Filter these entries, keeping only lines that hold the word "Apache".
══════════════════════════════
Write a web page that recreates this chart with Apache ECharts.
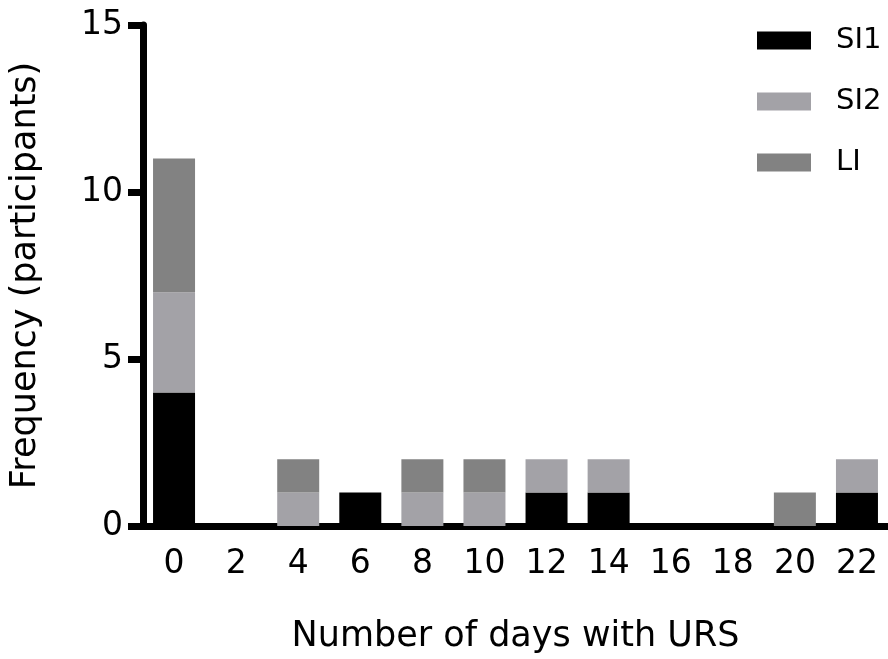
<!DOCTYPE html>
<html>
<head>
<meta charset="utf-8">
<script src="https://cdn.jsdelivr.net/npm/echarts@6/dist/echarts.min.js"></script>
<style>
html,body{margin:0;padding:0;background:#fff;}
#chart{width:888px;height:659px;}
</style>
</head>
<body>
<div id="chart"></div>
<script>
var categories = ['0','2','4','6','8','10','12','14','16','18','20','22'];
var si1 = [4,0,0,1,0,0,1,1,0,0,0,1];
var si2 = [3,0,1,0,1,1,1,1,0,0,0,1];
var li  = [4,0,1,0,1,1,0,0,0,0,1,0];
var yTicks = [0,5,10,15];

var FONT = '"DejaVu Sans", "Liberation Sans", Arial, sans-serif';
var chart = echarts.init(document.getElementById('chart'));
chart.setOption({
  animation: false,
  backgroundColor: '#ffffff',
  textStyle: {fontFamily: FONT},
  grid: {left: 143, top: 25, bottom: 133, width: 749, containLabel: false},
  legend: {
    orient: 'vertical',
    left: 752,
    top: 21,
    itemWidth: 54,
    itemHeight: 18,
    itemGap: 32,
    icon: 'rect',
    textStyle: {fontSize: 29, color: '#000', fontFamily: FONT, padding: [0,0,0,20]},
    data: ['SI1','SI2','LI']
  },
  xAxis: {
    type: 'category',
    data: categories,
    name: 'Number of days with URS',
    nameLocation: 'middle',
    nameGap: 93,
    nameTextStyle: {fontSize: 35, color: '#000', fontFamily: FONT},
    axisLine: {lineStyle: {color: '#000', width: 7}},
    axisTick: {alignWithLabel: true, length: 15, lineStyle: {color: '#000', width: 7}},
    axisLabel: {fontSize: 33, color: '#000', margin: 22, fontFamily: FONT, interval: 0}
  },
  yAxis: {
    type: 'value',
    min: yTicks[0],
    max: yTicks[yTicks.length-1],
    interval: 5,
    name: 'Frequency (participants)',
    nameLocation: 'middle',
    nameGap: 100,
    nameTextStyle: {fontSize: 35, color: '#000', fontFamily: FONT},
    axisLine: {show: true, lineStyle: {color: '#000', width: 7}},
    axisTick: {show: true, length: 15, lineStyle: {color: '#000', width: 7}},
    axisLabel: {fontSize: 33, color: '#000', margin: 20, fontFamily: FONT},
    splitLine: {show: false}
  },
  series: [
    {name: 'SI1', type: 'bar', stack: 'a', data: si1, barWidth: 42, itemStyle: {color: '#000000'}},
    {name: 'SI2', type: 'bar', stack: 'a', data: si2, barWidth: 42, itemStyle: {color: '#a3a2a7'}},
    {name: 'LI',  type: 'bar', stack: 'a', data: li,  barWidth: 42, itemStyle: {color: '#828282'}}
  ]
});
</script>
</body>
</html>
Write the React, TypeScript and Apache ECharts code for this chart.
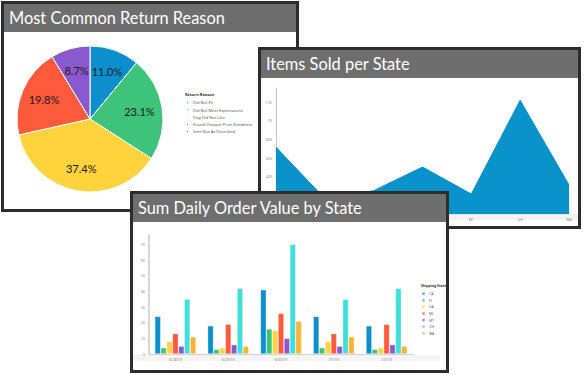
══════════════════════════════
RESULT OF THE EXERCISE |
Write a web page that recreates this chart with Apache ECharts.
Write the React, TypeScript and Apache ECharts code for this chart.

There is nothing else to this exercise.